On 04/23/2015 06:00 PM, David E. Jones wrote:
An FYI for all committers: create an account on GitHub (if you don't already 
have one) and add your @apache.org email address to it, and within a few hours 
you'll show up in the contributor graphs. I tried this and am now showing up 
there:

https://github.com/apache/ofbiz/graphs/contributors

If nothing else it's entertaining, I had no idea that I had this volume of 
commits since OFBiz joined the ASF (750k lines added, 135k lines removed; note 
that changes to lines show up in both counts).

I only did this myself yesterday, after Ean mentioned it. I've actually been on github for a bit now. But, with my @apache.org email attached to my account, it might actually improve my standings.

FYI, I believe that large spike that is at the start of my graph(I'm eigood, which is doogie backwards), is when I was committing the generics markup.

On a side note, my commit count is relatively low... ie most commits with a 
larger number of changes.
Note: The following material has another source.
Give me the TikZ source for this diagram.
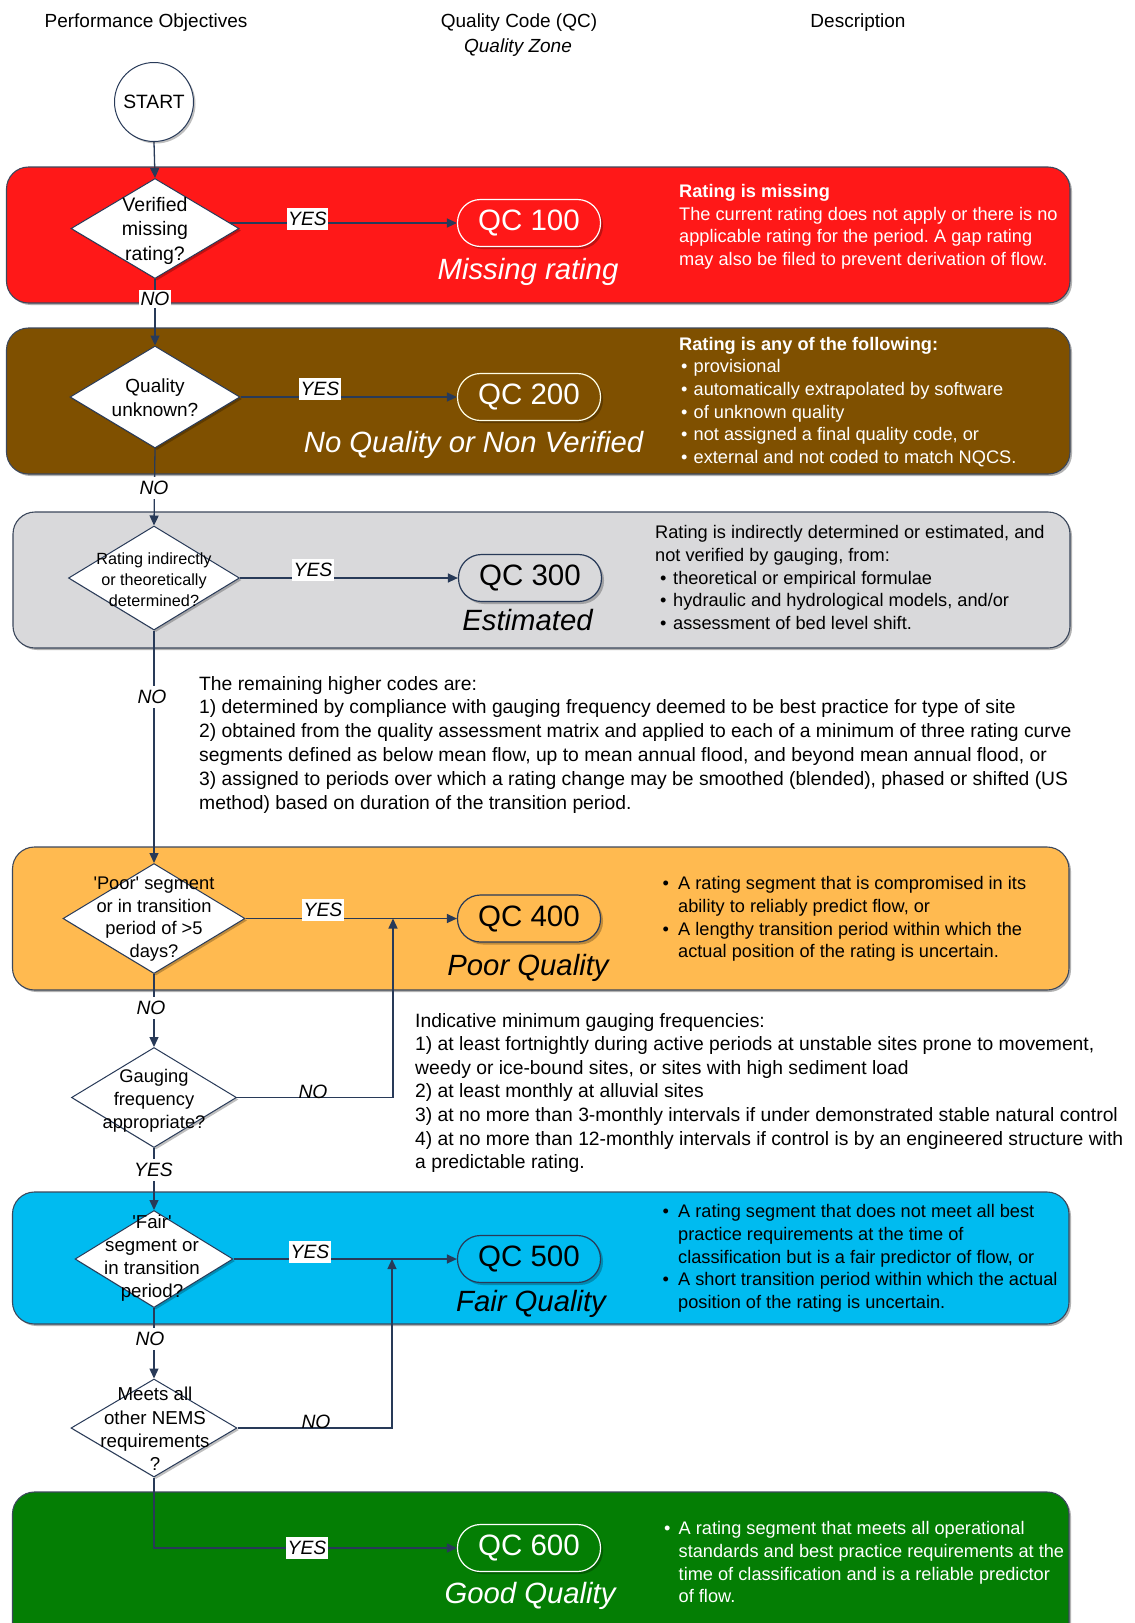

I remember working more than way before using git... 
perhaps with its explicit approach to saying which files to include it 
encourages that more (unless you use git commit -a), or perhaps for other 
reasons my habits have changed.

It's not just that you can selectively pick which files; git add -i allows you to selectively choose chunks.

I don't get nearly as fancy as what Adam described recently with his rebase 
approach, but to his point I find my commits being much cleaner and better 
organized.

I split up my work into smaller commits(lines-per-commit is smaller), so that it allows others to review it easier.